Wednesday, October 14, 2009

On Mysticism - G.K. Chesterton

"Mysticism keeps men sane. As long as you have mystery you have health;
when you destroy mystery you create morbidity. The ordinary man has
always been sane because the ordinary man has always been a mystic.
He has permitted the twilight. He has always had one foot in earth
and the other in fairyland. He has always left himself free to doubt
his gods; but (unlike the agnostic of to-day) free also to believe
in them. He has always cared more for truth than for consistency.
If he saw two truths that seemed to contradict each other,
he would take the two truths and the contradiction along with them.
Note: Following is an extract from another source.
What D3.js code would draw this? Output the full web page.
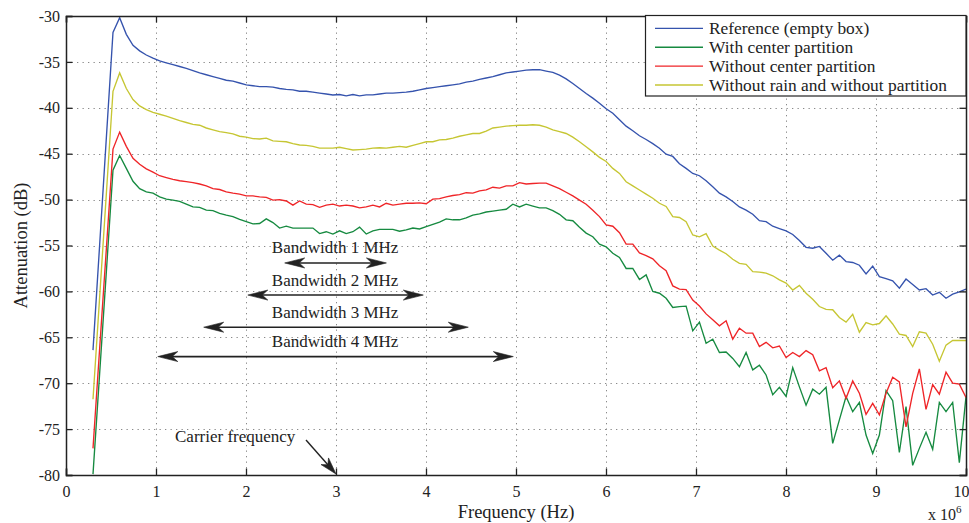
<!DOCTYPE html>
<html><head><meta charset="utf-8">
<script src="https://cdn.jsdelivr.net/npm/d3@7"></script>
<style>
html,body{margin:0;padding:0;background:#fff;}
svg{display:block;font-family:"Liberation Serif","Times New Roman",serif;}
</style></head><body>
<svg id="chart" width="969" height="523"></svg>
<script>
// ---- sweep (x axis): linear frequency sweep of the analyser, in MHz (axis is x 10^6 Hz)
const sweepStartMHz = 0.3;
const sweepStopMHz = 10;
const sweepPoints = 132;

const xTickValues = [0, 1, 2, 3, 4, 5, 6, 7, 8, 9, 10];
const yTickValues = [-30, -35, -40, -45, -50, -55, -60, -65, -70, -75, -80];

const seriesNames = ["Reference (empty box)", "With center partition", "Without center partition", "Without rain and without partition"];
const seriesColors = ["#3553ad", "#168a40", "#ef2528", "#c6c633"];

// attenuation in dB, one value per sweep point
const referenceEmptyBox = [
-66.4,-54.9,-43.3,-31.8,-30.2,-32.0,-33.2,-33.8,-34.25,-34.6,
-34.9,-35.1,-35.3,-35.5,-35.7,-35.95,-36.2,-36.4,-36.6,-36.8,
-37.0,-37.1,-37.3,-37.5,-37.6,-37.7,-37.7,-37.75,-37.9,-38.0,
-38.05,-38.2,-38.2,-38.3,-38.4,-38.5,-38.6,-38.55,-38.7,-38.55,
-38.7,-38.6,-38.6,-38.5,-38.4,-38.4,-38.35,-38.3,-38.2,-38.05,
-37.9,-37.8,-37.7,-37.6,-37.5,-37.4,-37.2,-37.1,-36.9,-36.75,
-36.6,-36.4,-36.2,-36.1,-36.0,-35.9,-35.85,-35.85,-36.0,-36.15,
-36.45,-36.85,-37.35,-37.9,-38.45,-38.95,-39.5,-40.1,-40.6,-41.3,
-42.0,-42.5,-43.05,-43.45,-43.9,-44.4,-45.05,-45.3,-46.1,-46.6,
-47.15,-47.4,-47.95,-48.6,-49.3,-49.7,-50.2,-50.8,-51.15,-51.6,
-52.3,-52.4,-52.9,-53.15,-53.4,-53.8,-54.45,-55.2,-55.3,-55.1,
-55.85,-56.6,-56.05,-56.75,-56.85,-57.15,-58.1,-57.25,-58.4,-58.6,
-58.85,-59.65,-58.65,-59.25,-59.85,-59.7,-60.4,-60.1,-60.75,-60.3,
-60.05,-59.75];
const withCenterPartition = [
-79.9,-68.9,-57.9,-46.8,-45.2,-46.6,-48.0,-48.8,-49.15,-49.3,
-49.7,-49.95,-50.05,-50.2,-50.5,-50.8,-50.85,-51.15,-51.2,-51.5,
-51.7,-51.85,-52.15,-52.4,-52.65,-52.6,-52.1,-52.5,-53.1,-52.9,
-53.1,-53.1,-53.1,-53.1,-53.7,-53.5,-53.75,-53.4,-53.7,-53.5,
-53.0,-53.75,-53.4,-53.25,-53.25,-53.25,-53.45,-53.3,-53.1,-53.2,
-52.95,-52.7,-52.45,-52.1,-52.2,-52.2,-52.0,-51.7,-51.55,-51.35,
-51.25,-51.15,-51.05,-50.5,-50.8,-50.5,-50.7,-50.9,-50.9,-51.2,
-51.6,-52.2,-52.3,-53.0,-53.65,-54.05,-54.85,-55.15,-55.85,-56.3,
-57.5,-57.5,-58.7,-58.2,-60.0,-60.2,-60.75,-61.75,-61.65,-61.6,
-64.3,-63.35,-65.65,-65.2,-66.65,-66.6,-67.3,-68.2,-66.65,-68.55,
-68.05,-69.1,-71.25,-70.45,-71.45,-68.3,-70.4,-72.4,-70.65,-71.2,
-70.45,-76.55,-74.0,-71.45,-73.1,-72.1,-75.65,-77.65,-75.65,-70.8,
-71.9,-77.55,-72.55,-78.95,-77.1,-75.35,-77.2,-72.1,-73.1,-72.1,
-78.65,-71.45];
const withoutCenterPartition = [
-77.1,-66.2,-55.4,-44.5,-42.65,-44.2,-45.5,-46.15,-46.65,-47.0,
-47.4,-47.6,-47.8,-47.95,-48.05,-48.15,-48.3,-48.5,-48.8,-48.9,
-49.15,-49.3,-49.4,-49.6,-49.6,-49.7,-49.75,-50.05,-50.0,-50.15,
-50.6,-50.15,-50.5,-50.55,-50.85,-50.6,-50.5,-50.7,-50.6,-50.7,
-50.9,-50.8,-50.6,-50.8,-50.4,-50.6,-50.5,-50.4,-50.4,-50.35,
-50.45,-49.95,-49.9,-49.7,-49.55,-49.45,-49.25,-49.3,-49.05,-48.95,
-48.65,-48.75,-48.5,-48.5,-48.15,-48.3,-48.25,-48.2,-48.2,-48.5,
-48.8,-49.2,-49.6,-50.05,-50.5,-51.15,-51.85,-52.75,-52.9,-53.6,
-54.85,-54.85,-55.8,-56.1,-56.45,-57.2,-57.75,-59.4,-59.75,-59.8,
-60.95,-61.6,-62.45,-63.1,-63.75,-63.2,-65.2,-64.0,-64.55,-64.55,
-66.0,-65.55,-66.15,-65.95,-67.2,-66.65,-67.1,-66.45,-66.9,-68.65,
-68.3,-70.5,-69.75,-71.65,-69.75,-71.1,-73.4,-72.2,-73.45,-71.1,
-69.35,-69.85,-74.75,-71.1,-68.45,-72.85,-70.15,-71.2,-68.8,-70.0,
-70.1,-71.55];
const withoutRainWithoutPartition = [
-71.75,-60.6,-49.4,-38.2,-36.2,-37.9,-39.1,-39.8,-40.2,-40.5,
-40.7,-40.9,-41.15,-41.4,-41.6,-41.8,-41.9,-42.2,-42.4,-42.6,
-42.7,-42.85,-43.1,-43.2,-43.35,-43.4,-43.3,-43.6,-43.65,-43.7,
-43.9,-44.05,-44.1,-44.2,-44.4,-44.4,-44.4,-44.3,-44.45,-44.6,
-44.55,-44.5,-44.4,-44.35,-44.4,-44.3,-44.2,-44.3,-44.1,-43.9,
-43.7,-43.7,-43.5,-43.45,-43.3,-43.1,-42.95,-42.8,-42.8,-42.55,
-42.2,-42.1,-42.0,-41.95,-41.9,-41.9,-41.85,-41.9,-42.1,-42.4,
-42.6,-42.8,-43.2,-43.7,-44.25,-44.8,-45.4,-45.85,-46.6,-47.15,
-48.05,-48.5,-48.95,-49.4,-49.85,-50.4,-50.75,-51.85,-51.95,-52.4,
-53.85,-54.05,-53.7,-55.05,-55.5,-55.9,-56.5,-56.95,-57.05,-57.85,
-57.9,-58.0,-58.3,-58.75,-59.1,-59.85,-59.35,-60.2,-60.85,-61.65,
-61.95,-62.0,-62.85,-63.35,-62.5,-64.45,-63.4,-63.65,-63.5,-62.65,
-63.55,-64.65,-64.8,-66.0,-64.4,-64.55,-65.75,-67.6,-65.85,-65.35,
-65.35,-65.35];

// annotations (data coordinates)
const bandwidthLabels = ["Bandwidth 1 MHz", "Bandwidth 2 MHz", "Bandwidth 3 MHz", "Bandwidth 4 MHz"];
const bandwidthArrowFromMHz = [2.43, 2.02, 1.53, 1.02];
const bandwidthArrowToMHz = [3.56, 3.97, 4.47, 4.97];
const bandwidthArrowDb = [-56.9, -60.4, -63.9, -67.1];
const bandwidthLabelMHz = 2.99;
const carrierLabel = "Carrier frequency";
const carrierMHz = 3;

// ---- layout
const W = 969, H = 523;
const m = {left: 66, right: 3, top: 16, bottom: 48};
const svg = d3.select("#chart");
const x = d3.scaleLinear().domain([0, 10]).range([m.left, W - m.right]);
const y = d3.scaleLinear().domain([-80, -30]).range([H - m.bottom, m.top]);
const ink = "#222";
const fmt = d => String(d);   // plain hyphen for negatives, as in the original

const freqs = d3.range(sweepPoints).map(i => sweepStartMHz + i * (sweepStopMHz - sweepStartMHz) / (sweepPoints - 1));
const series = [referenceEmptyBox, withCenterPartition, withoutCenterPartition, withoutRainWithoutPartition];

// grid
const grid = svg.append("g").attr("stroke", "#8a8a8a").attr("stroke-width", 1).attr("stroke-dasharray", "1.3,4.2");
grid.selectAll("line.gx").data(xTickValues.slice(1, -1)).join("line")
  .attr("x1", d => Math.round(x(d)) + 0.5).attr("x2", d => Math.round(x(d)) + 0.5)
  .attr("y1", y(-30)).attr("y2", y(-80));
grid.selectAll("line.gy").data(yTickValues.slice(1, -1)).join("line")
  .attr("y1", d => Math.round(y(d)) + 0.5).attr("y2", d => Math.round(y(d)) + 0.5)
  .attr("x1", x(0)).attr("x2", x(10));

// data lines
svg.append("clipPath").attr("id", "clip").append("rect")
  .attr("x", x(0)).attr("y", y(-30)).attr("width", x(10) - x(0)).attr("height", y(-80) - y(-30));
const line = d3.line().x((d, i) => x(freqs[i])).y(d => y(d));
svg.append("g").attr("clip-path", "url(#clip)")
  .selectAll("path").data(series).join("path")
  .attr("d", line).attr("fill", "none")
  .attr("stroke", (d, i) => seriesColors[i]).attr("stroke-width", 1.35);

// axes (MATLAB box with inward ticks)
const tickLen = 6.5;
const axB = svg.append("g").attr("transform", `translate(0,${y(-80)})`)
  .call(d3.axisBottom(x).tickValues(xTickValues).tickSize(-tickLen).tickPadding(11).tickFormat(fmt));
const axT = svg.append("g").attr("transform", `translate(0,${y(-30)})`)
  .call(d3.axisTop(x).tickValues(xTickValues).tickSize(-tickLen).tickFormat(""));
const axL = svg.append("g").attr("transform", `translate(${x(0)},0)`)
  .call(d3.axisLeft(y).tickValues(yTickValues).tickSize(-tickLen).tickPadding(6).tickFormat(fmt));
const axR = svg.append("g").attr("transform", `translate(${x(10)},0)`)
  .call(d3.axisRight(y).tickValues(yTickValues).tickSize(-tickLen).tickFormat(""));
[axB, axT, axL, axR].forEach(a => {
  a.select(".domain").attr("stroke", ink).attr("stroke-width", 1.5);
  a.selectAll(".tick line").attr("stroke", ink).attr("stroke-width", 1.3);
  a.selectAll(".tick text").attr("fill", ink).attr("font-size", 16)
    .attr("font-family", '"Liberation Serif","Times New Roman",serif');
});
axB.selectAll(".tick text").attr("dy", "0.71em");
// keep the last label inside the page edge
axB.selectAll(".tick text").filter(d => d === 10).attr("text-anchor", "end").attr("x", 3);

// axis titles
svg.append("text").attr("x", (x(0) + x(10)) / 2).attr("y", 518).attr("text-anchor", "middle")
  .attr("font-size", 18.5).attr("fill", ink).text("Frequency (Hz)");
svg.append("text").attr("transform", `translate(27,${(y(-30) + y(-80)) / 2}) rotate(-90)`)
  .attr("text-anchor", "middle").attr("font-size", 18.5).attr("fill", ink).text("Attenuation (dB)");
const mult = svg.append("text").attr("x", 928).attr("y", 520).attr("font-size", 16).attr("fill", ink);
mult.append("tspan").text("x 10");
mult.append("tspan").attr("dy", -7).attr("font-size", 11).text("6");

// arrowhead helper (concave back, filled)
function arrowHead(g, tipX, tipY, angle, L, Wd) {
  const pts = [[0, 0], [-L, -Wd / 2], [-L * 0.72, 0], [-L, Wd / 2]];
  g.append("path")
    .attr("d", "M" + pts.map(p => p.join(",")).join("L") + "Z")
    .attr("transform", `translate(${tipX},${tipY}) rotate(${angle})`)
    .attr("fill", ink).attr("stroke", ink).attr("stroke-width", 0.6);
}

// bandwidth annotations
const ann = svg.append("g");
bandwidthLabels.forEach((lab, i) => {
  const yy = y(bandwidthArrowDb[i]);
  const x1 = x(bandwidthArrowFromMHz[i]), x2 = x(bandwidthArrowToMHz[i]);
  ann.append("line").attr("x1", x1 + 10).attr("x2", x2 - 10).attr("y1", yy).attr("y2", yy)
    .attr("stroke", ink).attr("stroke-width", 1.6);
  arrowHead(ann, x2, yy, 0, 20, 10);
  arrowHead(ann, x1, yy, 180, 20, 10);
  ann.append("text").attr("x", x(bandwidthLabelMHz)).attr("y", yy - 9.5).attr("text-anchor", "middle")
    .attr("font-size", 17).attr("fill", ink).text(lab);
});

// carrier frequency annotation
const cTipX = x(carrierMHz), cTipY = y(-80) - 1;
const cFromX = cTipX - 30, cFromY = cTipY - 34;
const cAng = Math.atan2(cTipY - cFromY, cTipX - cFromX) * 180 / Math.PI;
ann.append("line").attr("x1", cFromX).attr("y1", cFromY)
  .attr("x2", cTipX - 12 * Math.cos(cAng * Math.PI / 180)).attr("y2", cTipY - 12 * Math.sin(cAng * Math.PI / 180))
  .attr("stroke", ink).attr("stroke-width", 1.4);
arrowHead(ann, cTipX, cTipY, cAng, 17, 10);
ann.append("text").attr("x", 175).attr("y", 442).attr("font-size", 17).attr("fill", ink).text(carrierLabel);

// legend
const lg = svg.append("g");
lg.append("rect").attr("x", 645.5).attr("y", 15.5).attr("width", x(10) - 645.5).attr("height", 80.5)
  .attr("fill", "#fff").attr("stroke", ink).attr("stroke-width", 1.2);
seriesNames.forEach((name, i) => {
  const ry = 28.3 + i * 18.9;
  lg.append("line").attr("x1", 655).attr("x2", 703).attr("y1", ry).attr("y2", ry)
    .attr("stroke", seriesColors[i]).attr("stroke-width", 1.35);
  lg.append("text").attr("x", 709).attr("y", ry + 6).attr("font-size", 17.4).attr("fill", ink).text(name);
});
</script>
</body></html>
His spiritual sight is stereoscopic, like his physical sight:
he sees two different pictures at once and yet sees all the better
for that. Thus he has always believed that there was such a thing
as fate, but such a thing as free will also. Thus he believed
that children were indeed the kingdom of heaven, but nevertheless
ought to be obedient to the kingdom of earth. He admired youth
because it was young and age because it was not. It is exactly
this balance of apparent contradictions that has been the whole
buoyancy of the healthy man. The whole secret of mysticism is this:
that man can understand everything by the help of what he does
not understand. The morbid logician seeks to make everything lucid,
and succeeds in making everything mysterious. The mystic allows
one thing to be mysterious, and everything else becomes lucid."